Wednesday, August 14, 2019

Progressive {$everything}

This past Friday we drove from Lexington KY to Durham NC via the West Virginia Turnpike. What had been 3x$3 tolls was now 3x$4 tolls. This disappointed me, as tolls are a regressive tax - one that affects poor people much more than rich people. In the US, since 1913 the progressive income tax has been 1 of the only things countering the natural tendency of capitalism to produce runaway inequality.

A natural next step is a progressive wealth tax. aka capital or Piketty tax. That is why proposals like the Green New Deal include such a tax.

Further afield, I have recently been thinking about promoting (voluntary) progressive tipping. My wife & I got to visit France 6 years ago and both liked the "no tipping" of servers in France. Pay the people a living wage, what a concept!

Meanwhile, back in the United States of Capitalism, even though trickle-down economics is, per Krugman, a "zombie" economic theory - one that is known to be wrong, but that refuses to die - it still has influenced a lot of the US economic system for many decades. So I try to actually practice it via aggressive tipping: 100-33%, $5 minimum tip.

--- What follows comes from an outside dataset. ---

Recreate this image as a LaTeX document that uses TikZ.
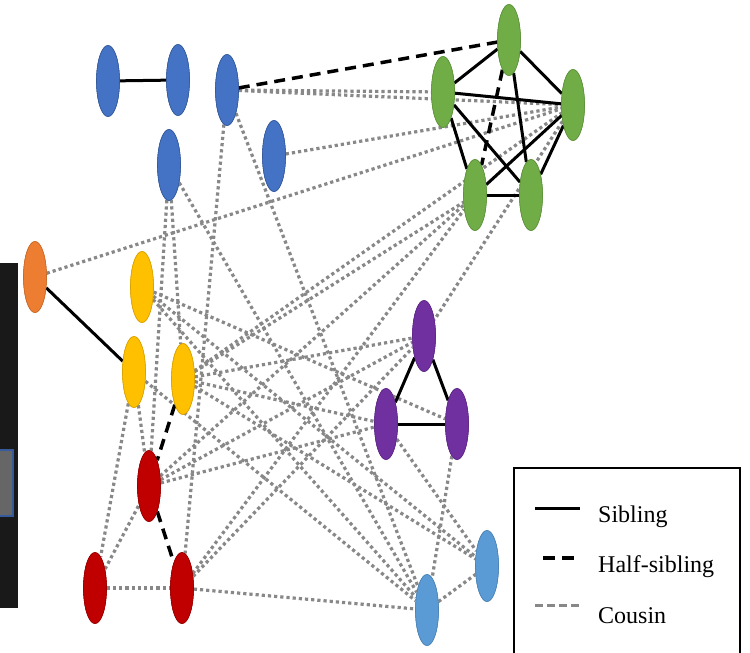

All 3 of my daughters worked as servers (my son was a very good dishwasher), and for every 1 who over-tips, I guarantee there are 5 who under-tip.

A progressive tipping policy might look like:

  • if you're in the 0-50th %tile financially, you tip 15%;
  • 50-60, 20%
  • 60-70, 25%
  • 70-80, 30%
  • 80-90, 40%
  • 90-99, 50-100%
  • .01%'ers, 500%
  • .001%'ers, 1000%
I think this should be a no-brainer for the better-off. But, unless you are in the 0.001%, you probably don't think of yourself as "better-off". Maybe this would be another form of tumbrel insurance for rich folk besides UBI?

Note, someone told me that "tips" stands for "to insure proper service". Whatever. If service isn't great, I don't know what that server is having to deal with, so I support them regardless.
Then I got to thinking, tips are a "cost of goods" - a price. Why not have progressive pricing on everything, on a scale similar to the tipping? The rich are willing to pay big bucks for exclusive/rare/top-shelf products - how about they pay big bucks for everything, and subsidize purchases by the less well off?

Or, maybe even better and easier, expand the really inventive concept put forward by Karl Schroeder in "Stealing Worlds". There Schroeder posits that the emerging dominant cryptocurrency automatically distributes coins from wallets with too much to wallets with too little. This idea reflects one of my mantras: that money is software. How about a cryptocurrency that implements progressive pricing? A progressive cryptocurrency.

What is the range over which this adjustment should run? Why, the range that keeps the world in Kate Raworth's Doughnut, of course! I would guess that the upper limit on income/wealth would be greater than, say, the 9:1 ratio which limits the wages of executives based on the lowest paid workers' wages implemented by the Spanish Mondragon Coop. I suspect we can stay in the doughnut and still have filthy rich people - but maybe not the 182,000:1 wage ratio of Jeff Bezos to a $15/hour worker.

The concept, brought forth by Schroeder, is that, rather than trying to address inequality with band-aids after the fact, we should build more equality directly into the infrastructure. And while we're at it, this gives us a throttle which we can use to get us and keep us in the doughnut.

Hopefully food for thought. What else could you build into a cryptocurrency?

3 comments:

Chris Heinz said...

Here's an article by Harvard economist Kenneth Rogoff discussing a progessive consumption tax.

https://www.project-syndicate.org/commentary/benefits-of-progressive-income-tax-by-kenneth-rogoff-2019-09

Chris Heinz said...

On Twitter, the most excellent @liewbob Bob Weil suggests Progressive Fines. Oh hell yeah!

Unknown said...

Thanks Chris. Here's the post:
"If fines are meant to be a deterrent to breaking the law, shouldn't the amount fined go up, relative to wealth?"